Renault Wind is the most fun French car you’ve never heard of. “Renault what?”. Renault Wind, a car that left as quickly as it came and wreaked havoc on our souls.

Launched in 2010 on the Twingo platform, the Renault Wind is one of the most exotic cars on the market. Built just for the European market, this mini-coupe convertible is truly a toy that looks fresh even today. In fact, it looks so fresh you can serve it in the pubs of the Old City center. What’s more, for the full cocktail and the huge bill, the Renault Wind came with a metal roof, not fabric, so you didn’t get any rain in your car or noise when the roof was pulled up.

And the bill was really ridiculous because the Renault Wind suffered from the same syndrome as the Twingo and came at an inflated price. The Wind started at €16,000 around 2011, and to spend €16,000 on a two-seater Twingo that was essentially a city toy, that’s what it means to be aspirational. That’s why the Renault Wind is a rarer car than my moments of lucidity when writing these articles.

Otherwise, what else can you say about having two available engines, reliable and tuned mechanics, and great looks. And big money. Very big. Unimaginably big. I remember that 16000 euros could buy you a Duster Laureate around 2011 or a modestly equipped Golf VI. Or a Skoda Fabia Monte Carlo. Or about 19,000 0.5L cans of beer.


Renault Wind Engines


  • 1.2 TCe of 101 horsepower – By far the most popular engine in Clios and therefore the Wind, this engine was the seed of discord between Renault and Nissan. Nissan complained that this engine was leaking fluids faster than a student who mixed 5 beers with 5 shots, but no such cases were reported in Renault’s backyard.
  • 1.6 MPI of 133hp  – The same 1.6 MPI in the Twingo RS Gordini and a standard naturally aspirated petrol that only needs occasional coil packs and extra oil late in life. However, the Gordini RS variant costs over €20,000 which was far too much for a Twingo convertible, so good luck finding one.

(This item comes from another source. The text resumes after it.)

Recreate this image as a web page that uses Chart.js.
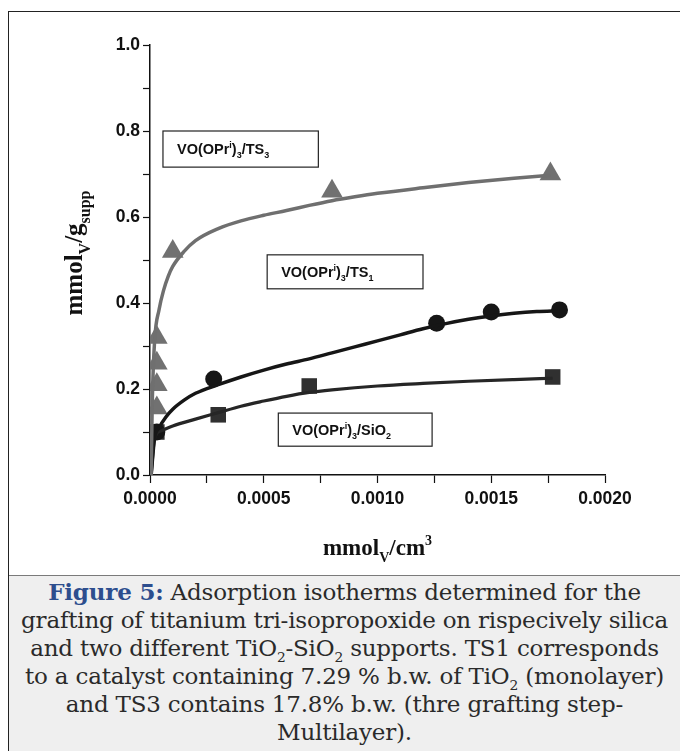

Renault Wind General Issues

  • As with any Renault of that era, expect various issues on the electrical side, but without any spectacular problems.
  • The metal roof needs regular maintenance. Too few things in life can be fixed withsome vaseline and an open mind.
  • The EDC automatic transmission is a questionable choice on the reliability side, but still, the chances of finding a Renault Wind with an automatic transmission are less than the chances of seeing Salma Hayek in your neighborhood.
  • Rear visibility, or rather the lack of it, could be a problem for the less experienced in driving. Still, good thing at least a Renault Wind is the same size as a pallet of beer and easy to park.


Renault Wind Verdict

I’d say more, but essentially the Wind remains an expensive toy and that’s about it. Today it may make sense to buy a used Wind because prices have come down a lot. But to have spent a minimum of 16,000 euros when it was new, you must have had some mental challenges. Still, the world has no shortage of such people and there are still occasional cars for sale. However, if you have the money for such a model, then you will have one of the most fashionable and exclusive cars on the streets of our country. And you won’t even break your bank account with the car’s maintenance, because mechanically it’s very resilient.


What engines do I recommend? Ideally, it would be a 1.6 MPI Gordini RS, but most likely you’ll go for a 101 horsepower 1.2 TCe.